### [YOUR GOAL]
Return, word for word, every line that follows.

>>>>>

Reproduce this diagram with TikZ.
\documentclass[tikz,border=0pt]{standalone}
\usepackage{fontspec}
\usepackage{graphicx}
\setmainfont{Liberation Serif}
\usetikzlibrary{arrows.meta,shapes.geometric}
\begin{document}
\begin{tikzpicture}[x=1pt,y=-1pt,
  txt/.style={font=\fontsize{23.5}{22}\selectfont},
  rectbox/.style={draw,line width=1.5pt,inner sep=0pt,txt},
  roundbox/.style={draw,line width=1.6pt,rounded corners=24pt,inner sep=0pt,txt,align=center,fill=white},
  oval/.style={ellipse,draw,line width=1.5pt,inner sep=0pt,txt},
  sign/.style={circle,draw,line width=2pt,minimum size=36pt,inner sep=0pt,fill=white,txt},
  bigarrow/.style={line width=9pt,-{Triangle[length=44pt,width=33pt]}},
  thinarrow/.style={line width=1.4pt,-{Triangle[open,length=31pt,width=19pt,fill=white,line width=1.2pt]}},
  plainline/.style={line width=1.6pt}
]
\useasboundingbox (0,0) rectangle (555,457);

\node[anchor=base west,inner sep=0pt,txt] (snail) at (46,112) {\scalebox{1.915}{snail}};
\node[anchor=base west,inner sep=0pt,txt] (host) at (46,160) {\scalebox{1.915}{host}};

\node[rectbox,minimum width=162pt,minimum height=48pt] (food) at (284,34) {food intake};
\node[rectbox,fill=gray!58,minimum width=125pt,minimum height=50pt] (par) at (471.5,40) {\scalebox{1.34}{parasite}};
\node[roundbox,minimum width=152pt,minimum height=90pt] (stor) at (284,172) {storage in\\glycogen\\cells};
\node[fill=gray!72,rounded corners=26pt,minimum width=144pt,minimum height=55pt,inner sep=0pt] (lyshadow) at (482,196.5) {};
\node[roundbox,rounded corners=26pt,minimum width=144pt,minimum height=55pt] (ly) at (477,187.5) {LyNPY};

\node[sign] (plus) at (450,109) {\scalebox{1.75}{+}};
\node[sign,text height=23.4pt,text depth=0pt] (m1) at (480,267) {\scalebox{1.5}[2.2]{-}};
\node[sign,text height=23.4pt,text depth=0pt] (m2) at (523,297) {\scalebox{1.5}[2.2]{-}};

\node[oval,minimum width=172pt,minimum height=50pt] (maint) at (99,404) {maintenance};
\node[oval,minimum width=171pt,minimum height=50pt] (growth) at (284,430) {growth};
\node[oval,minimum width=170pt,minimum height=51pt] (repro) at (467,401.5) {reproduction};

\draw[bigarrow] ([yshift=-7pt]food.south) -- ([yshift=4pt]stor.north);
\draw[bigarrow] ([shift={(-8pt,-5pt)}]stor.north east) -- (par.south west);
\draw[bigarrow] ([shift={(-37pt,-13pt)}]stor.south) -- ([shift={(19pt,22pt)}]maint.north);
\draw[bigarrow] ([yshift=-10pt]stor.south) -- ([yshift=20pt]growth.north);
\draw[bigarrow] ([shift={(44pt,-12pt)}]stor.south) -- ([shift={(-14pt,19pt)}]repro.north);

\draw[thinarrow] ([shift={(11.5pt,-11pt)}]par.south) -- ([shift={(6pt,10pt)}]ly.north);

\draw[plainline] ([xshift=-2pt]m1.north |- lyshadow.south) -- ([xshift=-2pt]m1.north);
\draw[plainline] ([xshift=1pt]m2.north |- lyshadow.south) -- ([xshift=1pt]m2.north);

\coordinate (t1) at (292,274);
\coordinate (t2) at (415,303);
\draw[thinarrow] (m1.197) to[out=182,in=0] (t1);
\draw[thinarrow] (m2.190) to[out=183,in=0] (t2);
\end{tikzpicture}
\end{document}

<<<<<

### [FULL RESPONSE]
Reproduce this diagram with TikZ.
\documentclass[tikz,border=0pt]{standalone}
\usepackage{fontspec}
\usepackage{graphicx}
\setmainfont{Liberation Serif}
\usetikzlibrary{arrows.meta,shapes.geometric}
\begin{document}
\begin{tikzpicture}[x=1pt,y=-1pt,
  txt/.style={font=\fontsize{23.5}{22}\selectfont},
  rectbox/.style={draw,line width=1.5pt,inner sep=0pt,txt},
  roundbox/.style={draw,line width=1.6pt,rounded corners=24pt,inner sep=0pt,txt,align=center,fill=white},
  oval/.style={ellipse,draw,line width=1.5pt,inner sep=0pt,txt},
  sign/.style={circle,draw,line width=2pt,minimum size=36pt,inner sep=0pt,fill=white,txt},
  bigarrow/.style={line width=9pt,-{Triangle[length=44pt,width=33pt]}},
  thinarrow/.style={line width=1.4pt,-{Triangle[open,length=31pt,width=19pt,fill=white,line width=1.2pt]}},
  plainline/.style={line width=1.6pt}
]
\useasboundingbox (0,0) rectangle (555,457);

\node[anchor=base west,inner sep=0pt,txt] (snail) at (46,112) {\scalebox{1.915}{snail}};
\node[anchor=base west,inner sep=0pt,txt] (host) at (46,160) {\scalebox{1.915}{host}};

\node[rectbox,minimum width=162pt,minimum height=48pt] (food) at (284,34) {food intake};
\node[rectbox,fill=gray!58,minimum width=125pt,minimum height=50pt] (par) at (471.5,40) {\scalebox{1.34}{parasite}};
\node[roundbox,minimum width=152pt,minimum height=90pt] (stor) at (284,172) {storage in\\glycogen\\cells};
\node[fill=gray!72,rounded corners=26pt,minimum width=144pt,minimum height=55pt,inner sep=0pt] (lyshadow) at (482,196.5) {};
\node[roundbox,rounded corners=26pt,minimum width=144pt,minimum height=55pt] (ly) at (477,187.5) {LyNPY};

\node[sign] (plus) at (450,109) {\scalebox{1.75}{+}};
\node[sign,text height=23.4pt,text depth=0pt] (m1) at (480,267) {\scalebox{1.5}[2.2]{-}};
\node[sign,text height=23.4pt,text depth=0pt] (m2) at (523,297) {\scalebox{1.5}[2.2]{-}};

\node[oval,minimum width=172pt,minimum height=50pt] (maint) at (99,404) {maintenance};
\node[oval,minimum width=171pt,minimum height=50pt] (growth) at (284,430) {growth};
\node[oval,minimum width=170pt,minimum height=51pt] (repro) at (467,401.5) {reproduction};

\draw[bigarrow] ([yshift=-7pt]food.south) -- ([yshift=4pt]stor.north);
\draw[bigarrow] ([shift={(-8pt,-5pt)}]stor.north east) -- (par.south west);
\draw[bigarrow] ([shift={(-37pt,-13pt)}]stor.south) -- ([shift={(19pt,22pt)}]maint.north);
\draw[bigarrow] ([yshift=-10pt]stor.south) -- ([yshift=20pt]growth.north);
\draw[bigarrow] ([shift={(44pt,-12pt)}]stor.south) -- ([shift={(-14pt,19pt)}]repro.north);

\draw[thinarrow] ([shift={(11.5pt,-11pt)}]par.south) -- ([shift={(6pt,10pt)}]ly.north);

\draw[plainline] ([xshift=-2pt]m1.north |- lyshadow.south) -- ([xshift=-2pt]m1.north);
\draw[plainline] ([xshift=1pt]m2.north |- lyshadow.south) -- ([xshift=1pt]m2.north);

\coordinate (t1) at (292,274);
\coordinate (t2) at (415,303);
\draw[thinarrow] (m1.197) to[out=182,in=0] (t1);
\draw[thinarrow] (m2.190) to[out=183,in=0] (t2);
\end{tikzpicture}
\end{document}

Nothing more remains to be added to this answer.